# Vectors and Planes

## Homework Statement

Question 1.
Given position vectors OA : i+2j-k and OB: 2i+j+3k in a 3D Cartesian space with origin O of the points A and B.

a) Find the scalar equation of the plane which contains A and which is perpendicular to vector AB.

b) Find the shortest distance from the point (1,-1,1) to the plane obtained in a (a)

## The Attempt at a Solution

Here is what i did
(a) Equation of line AB
r= (2,1,3)+ t(1,-1,4)

AP.n = 0
OP.n = OA.n
(x,y,z).(1,-1,4) = (2,1,3).(1,-1,4)

x-y+4z = 13 [equation of plane]?

(b) vector form of plane => r.(1,-1,4) = 13
line equation => r= (1,-1,1) + t(1,-1,4)

Using r=r for both equations i get t= 2/9

Substitute t=2/9 into line equation giving me (11/9, -2/9, 17/9)
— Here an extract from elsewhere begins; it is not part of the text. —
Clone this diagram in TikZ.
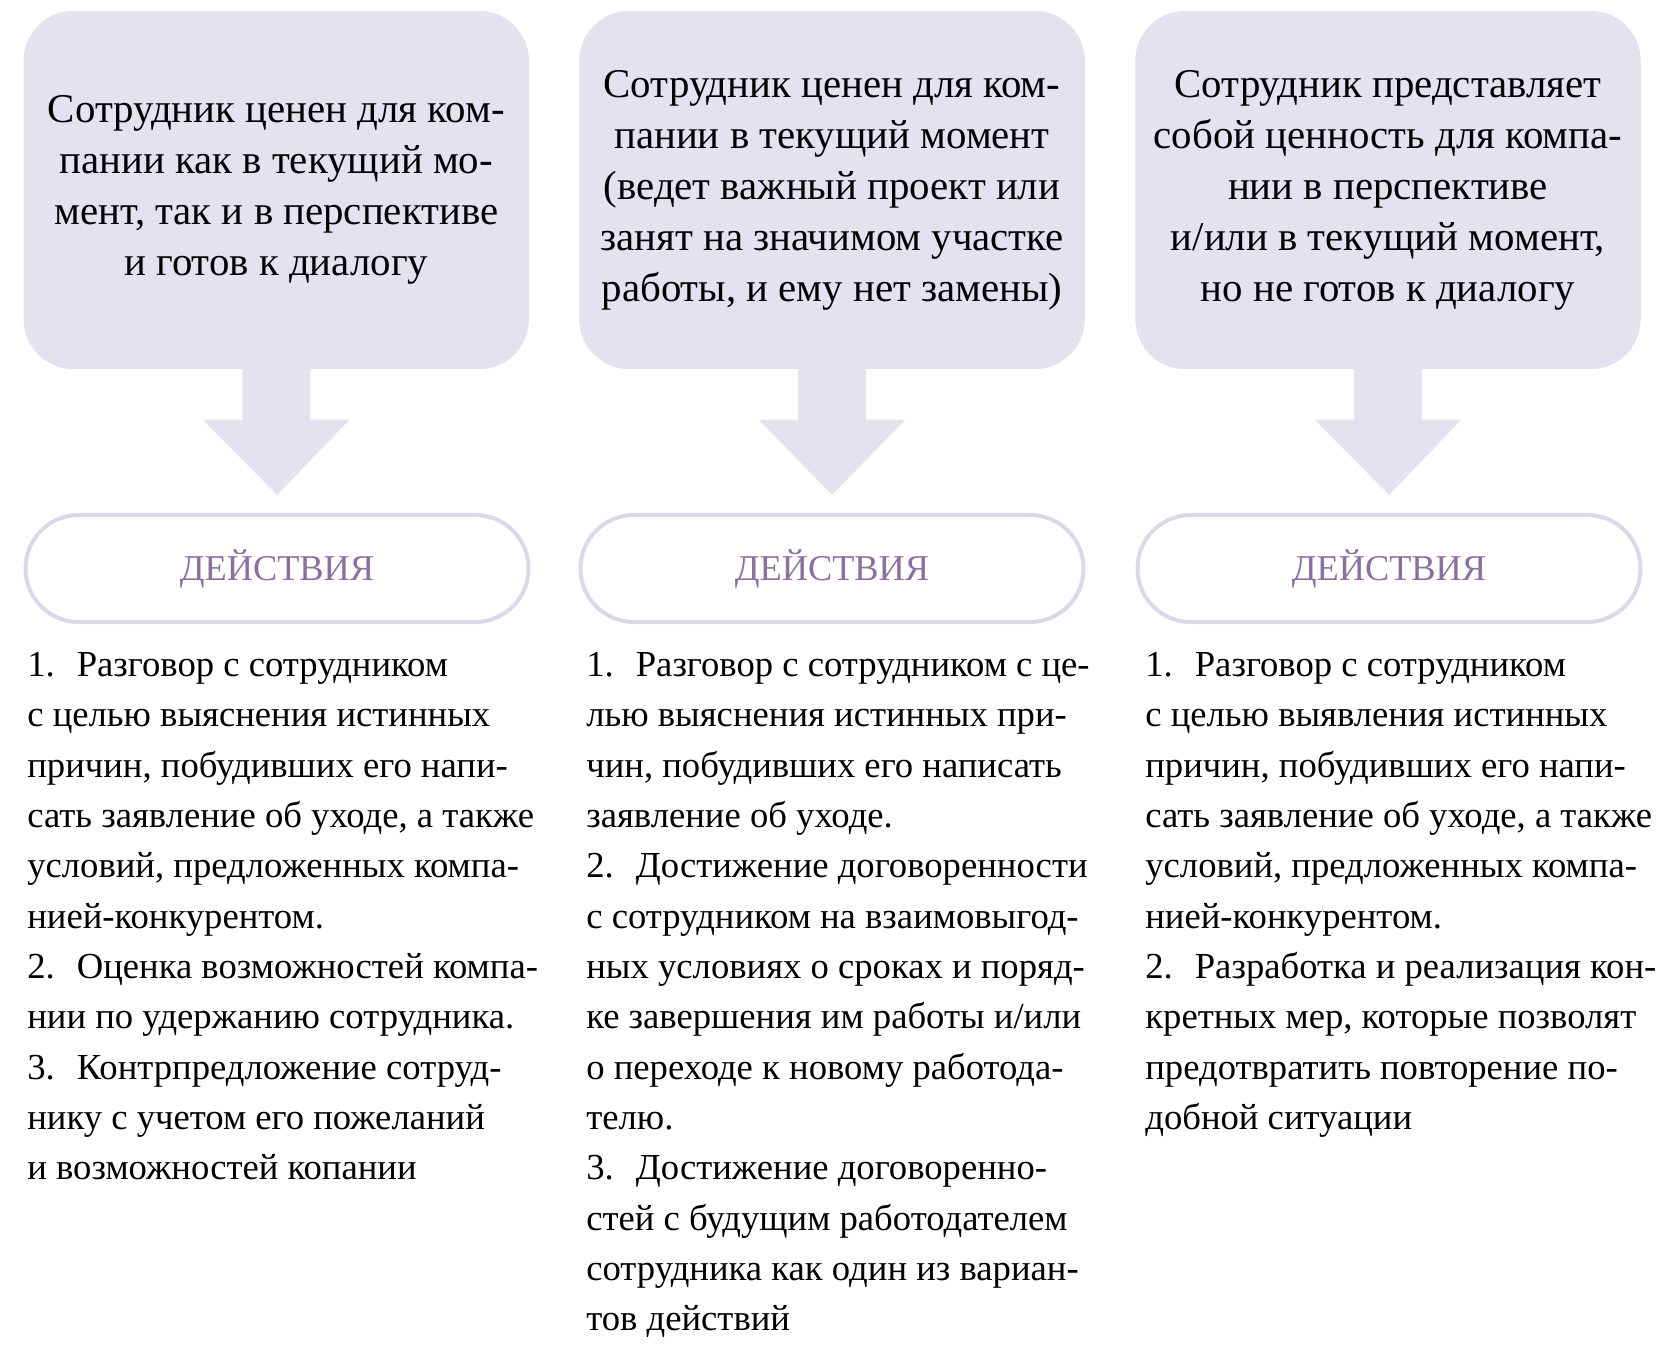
\documentclass[tikz,border=0pt]{standalone}
\usepackage{fontspec}
\setmainfont{Liberation Serif}
\usetikzlibrary{calc}

\definecolor{lilac}{HTML}{E6E1EF}
\definecolor{lilacline}{HTML}{DCD8E8}
\definecolor{actviolet}{HTML}{8C6E9F}

\tikzset{
  casebox/.style={fill=lilac, rounded corners=30pt, minimum width=303.3pt,
    minimum height=215pt, align=center, inner sep=0pt,
    font=\fontsize{24.5}{30.6}\selectfont},
  actbox/.style={draw=lilacline, line width=2.4pt, fill=white, rounded corners=32pt,
    minimum width=301.8pt, minimum height=64.2pt, text=actviolet,
    font=\fontsize{21.8}{25}\selectfont},
  steps/.style={anchor=north west, align=left, inner sep=0pt,
    font=\fontsize{22}{30.2}\selectfont},
  downarrow/.style={fill=lilac}
}

\begin{document}
\begin{tikzpicture}[x=0.6pt,y=-0.6pt]
        \useasboundingbox (0,0) rectangle (1667,1344);

        % First column
        \node [casebox] (top1) at (276.3,190) {Сотрудник ценен для ком-\\пании как в текущий мо-\\мент, так и в перспективе\\и готов к диалогу};
        \node [actbox] (act1) at (277,568.5) {ДЕЙСТВИЯ};
        \fill [downarrow] ($(top1.south)+(-34,-2)$) -- ++(0,52) -- ++(-39.5,0) -- ($(act1.north)+(0,-18)$)
              -- ($(top1.south)+(73.5,50)$) -- ++(-39.5,0) -- ++(0,-52) -- cycle;
        \node [steps] (list1) at (27,652) {1.\hspace{0.6em}Разговор с сотрудником\\
с целью выяснения истинных\\
причин, побудивших его напи-\\
сать заявление об уходе, а также\\
условий, предложенных компа-\\
нией-конкурентом.\\
2.\hspace{0.6em}Оценка возможностей компа-\\
нии по удержанию сотрудника.\\
3.\hspace{0.6em}Контрпредложение сотруд-\\
нику с учетом его пожеланий\\
и возможностей копании};

        % Second column
        \node [casebox] (top2) at (832,190) {Сотрудник ценен для ком-\\пании в текущий момент\\(ведет важный проект или\\занят на значимом участке\\работы, и ему нет замены)};
        \node [actbox] (act2) at (832,568.5) {ДЕЙСТВИЯ};
        \fill [downarrow] ($(top2.south)+(-34,-2)$) -- ++(0,52) -- ++(-39.5,0) -- ($(act2.north)+(0,-18)$)
              -- ($(top2.south)+(73.5,50)$) -- ++(-39.5,0) -- ++(0,-52) -- cycle;
        \node [steps] (list2) at (586,652) {1.\hspace{0.6em}Разговор с сотрудником с це-\\
лью выяснения истинных при-\\
чин, побудивших его написать\\
заявление об уходе.\\
2.\hspace{0.6em}Достижение договоренности\\
с сотрудником на взаимовыгод-\\
ных условиях о сроках и поряд-\\
ке завершения им работы и/или\\
о переходе к новому работода-\\
телю.\\
3.\hspace{0.6em}Достижение договоренно-\\
стей с будущим работодателем\\
сотрудника как один из вариан-\\
тов действий};

        % Third column
        \node [casebox] (top3) at (1388,190) {Сотрудник представляет\\собой ценность для компа-\\нии в перспективе\\и/или в текущий момент,\\но не готов к диалогу};
        \node [actbox] (act3) at (1389,568.5) {ДЕЙСТВИЯ};
        \fill [downarrow] ($(top3.south)+(-34,-2)$) -- ++(0,52) -- ++(-39.5,0) -- ($(act3.north)+(0,-18)$)
              -- ($(top3.south)+(73.5,50)$) -- ++(-39.5,0) -- ++(0,-52) -- cycle;
        \node [steps] (list3) at (1145,652) {1.\hspace{0.6em}Разговор с сотрудником\\
с целью выявления истинных\\
причин, побудивших его напи-\\
сать заявление об уходе, а также\\
условий, предложенных компа-\\
нией-конкурентом.\\
2.\hspace{0.6em}Разработка и реализация кон-\\
кретных мер, которые позволят\\
предотвратить повторение по-\\
добной ситуации};
\end{tikzpicture}
\end{document}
I'm stuck here then for part (b)
I'm pretty weak in this chapter, couldn't seem to grab the concept here.

## Homework Statement

Question 2.
Obtain the scalar equation of the plane which passes through point P(1,2,3) and contain a straight line
x(t)= 3t
y(t)= 1+t
z(t)= 2-t
t is the parameter of the line

## The Attempt at a Solution

Equation of the line= (0,1,2) + t(3,1,-1)

Let Q and R be the points on the line
t=0 Q=(0,1,2)
t=1 R= (3,2,1)

Therefore PQ= (-1,-1,-1) PR= (2,0,2)

PQxPR= (-2,0,-2)

Thus the equation of the plane
a(x-x1) + b(y-y1) + c(z-z1)= 0
-2(x-1) + 0 -2(z-3) = 0
-2x - 2z + 8 = 0
is this correct?

Last edited:

LCKurtz
Science Advisor
Homework Helper
Gold Member

## Homework Statement

Question 1.
Given position vectors OA : i+2j-k and OB: 2i+j+3k in a 3D Cartesian space with origin O of the points A and B.

a) Find the scalar equation of the plane which contains A and which is perpendicular to vector AB.

b) Find the shortest distance from the point (1,-1,1) to the plane obtained in a (a)

## The Attempt at a Solution

Here is what i did
(a) Equation of line AB
r= (2,1,3)+ t(1,-1,4)

AP.n = 0
OP.n = OA.n
(x,y,z).(1,-1,4) = (2,1,3).(1,-1,4)

x-y+4z = 13 [equation of plane]?

You will find that (1,2,-1) doesn't work in that equation so the point is not on the plane.
For R = <x,y,z>, the form on the equation of a plane is

$$(\vec R - \vec A)\cdot \vec N = 0$$

The correct equation for the plane might get you started.

so what does it mean when it says the plane contains A?

so is it like this?
[(x,y,z)-(1,2,-1)].(1,-4,4)=0

1(x-1)-4(y-2)+4(z+1)=0

x-4y+4z=11

Last edited:
LCKurtz
Science Advisor
Homework Helper
Gold Member
so what does it mean when it says the plane contains A?

so is it like this?
[(x,y,z)-(1,2,-1)].(1,-4,4)=0

1(x-1)-4(y-2)+4(z+1)=0

x-4y+4z=11

Yes, except check the sign on the 11.